Daily Carb Recommendations for Athletes
Some of the healthiest and fastest runners in the world consume a carbohydrate-rich diet. “Eating carbs is almost a universal practice among the world’s best endurance athletes,” says Matt Fitzgerald, a dietitian, writer and endurance runner. Fitzgerald explains the typical Kenyan diet is 78 percent carbs, and they dominate in distance running.
Still, the research and rumors on carbohydrates may, at a glance, conflict. However, you can experience great performance without sabotaging your health or body composition goals by prioritizing wholesome, nutrient-dense carb sources in place of processed, refined or nutrient-poor choices.
There are two types of carbohydrates: simple and complex. Both types of carbs break down into glucose (sugar), which fuels your body, but the difference is in how long that process takes.

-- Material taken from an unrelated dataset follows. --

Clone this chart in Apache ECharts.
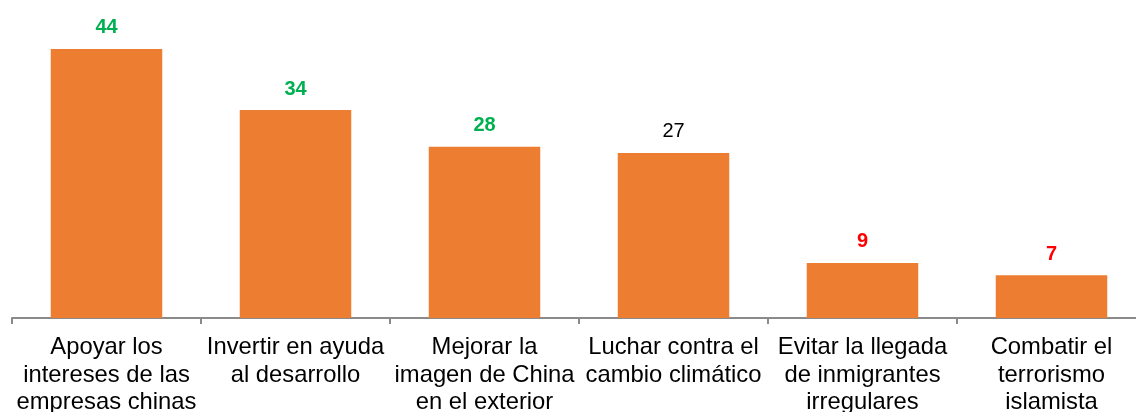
<!DOCTYPE html>
<html>
<head>
<meta charset="utf-8">
<script src="https://cdn.jsdelivr.net/npm/echarts@6/dist/echarts.min.js"></script>
<style>html,body{margin:0;padding:0;background:#fff}#c{width:1136px;height:412px}</style>
</head>
<body>
<div id="c"></div>
<script>
const categories = [
  "Apoyar los\nintereses de las\nempresas chinas",
  "Invertir en ayuda\nal desarrollo",
  "Mejorar la\nimagen de China\nen el exterior",
  "Luchar contra el\ncambio climático",
  "Evitar la llegada\nde inmigrantes\nirregulares",
  "Combatir el\nterrorismo\nislamista"
];
const values = [44, 34, 28, 27, 9, 7];
const labelColors = ["#00B050", "#00B050", "#00B050", "#000000", "#FF0000", "#FF0000"];
const labelWeights = ["bold", "bold", "bold", "normal", "bold", "bold"];

const chart = echarts.init(document.getElementById('c'));
chart.setOption({
  animation: false,
  grid: { left: 12, width: 1134, top: 0, height: 318, containLabel: false, outerBoundsMode: 'none' },
  xAxis: {
    type: 'category',
    data: categories,
    boundaryGap: true,
    axisLine: { show: true, lineStyle: { color: '#8a8a8a', width: 2 } },
    axisTick: { show: true, length: 6, lineStyle: { color: '#8a8a8a', width: 2 } },
    axisLabel: {
      interval: 0,
      color: '#000',
      fontFamily: 'Liberation Sans, Arial, sans-serif',
      fontSize: 23.8,
      lineHeight: 27.5,
      margin: 16
    }
  },
  yAxis: {
    type: 'value',
    min: 0,
    max: 52,
    show: false,
    splitLine: { show: false }
  },
  series: [{
    type: 'bar',
    barWidth: '59%',
    itemStyle: { color: '#ED7D31' },
    data: values.map((v, i) => ({
      value: v,
      label: {
        show: true,
        position: 'top',
        distance: 11,
        color: labelColors[i],
        fontWeight: labelWeights[i],
        fontSize: 20,
        fontFamily: 'Liberation Sans, Arial, sans-serif'
      }
    }))
  }]
});
</script>
</body>
</html>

Complex carbohydrates, like sweet potatoes, brown or wild rice, and oatmeal, are slow to break down and provide vitamins, minerals and fiber. These are the types of carbs you should eat during meals. Simple sugars, like bananas, honey and table sugar, break down quickly. Reach for simple sugars to top off your energy before a run or bolster it during a lengthy race or workout.
Be choosy with your carb choices, and plan carb consumption around exercise sessions and the most active parts of the day. For example, a morning runner should include carbs at breakfast and lunch but can taper off carbs at dinner and include more veggies and fruit. (Exception: If it’s the night before a long, intense workout or race, don’t skimp on carbs at dinner.)